# Question 11 from the 2011 IMC (international mathematics competition) key stage III paper, about the evaluation of an integer k

A checker is placed on a square of an infinite checkerboard, where each square is 1cm by 1 cm. It moves according to the following rules:

1/ In the first move, the checker moves 1 square North

2/ All odd numbered moves are North or South and all even numbered moves are East or West

3/ In the n-th move, the checker makes a move of n squares in the same direction.

The checker makes 12 moves so that the distance between the centers of its initial and final squares is as small as possible. What is this minimum distance?

For the question above, I reasoned, that the shortest distance, will be worked out, if the checker, moves around, in a spiral fashion. Unforunately, that does not produce the right answer.

Can you guys, please inform me, what kind of shape, I should have thought of using, in order to achieve the minimum distance, and with that shape, what the distance works out to be?

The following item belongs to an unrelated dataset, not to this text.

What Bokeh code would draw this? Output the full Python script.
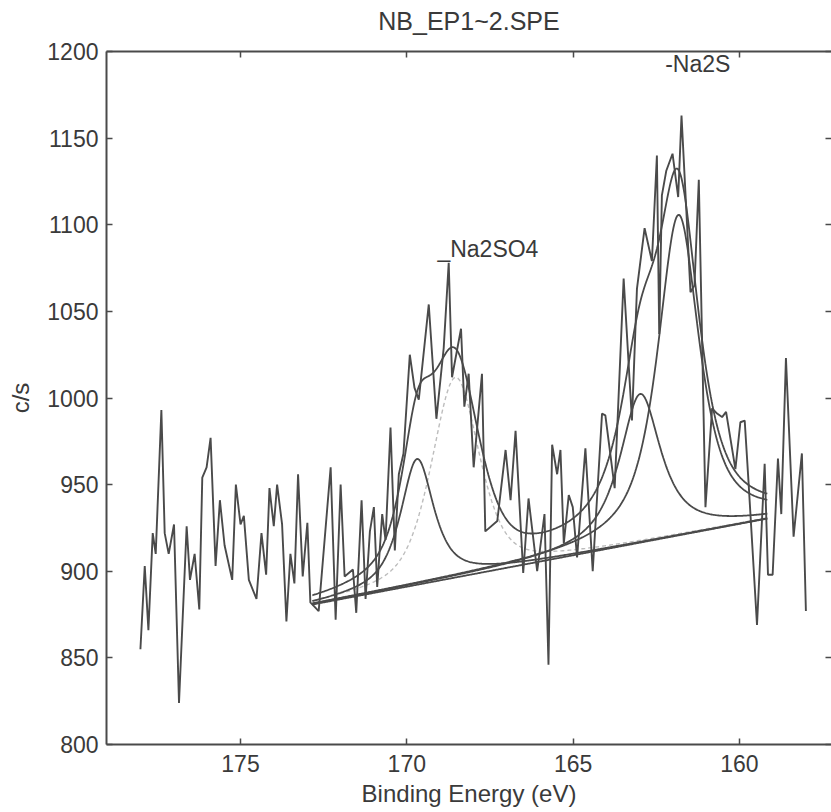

The horizontal displacement of the checker after the 12 moves is of the form $$\pm2\pm4\pm6\pm8\pm10\pm12$$ Similarly, the vertical displacement is of the form $$1\pm3\pm5\pm7\pm9\pm11$$ and we want to minimise the absolute value of both expressions by some choice of signs.
The best displacement we can achieve for the odd steps is $$1+3+5-7+9-11=0$$ But for a horizontal displacement of 0 some subset of the even numbers would have to sum to the impossibly odd 21, so we make do with a 22/20 split and $$2+4+6+8-10-12=-2$$ Translate a positive term to a movement north or east, and a negative term to a movement south or west. The displacement of the checker after these moves is then the smallest, 2 cm horizontally.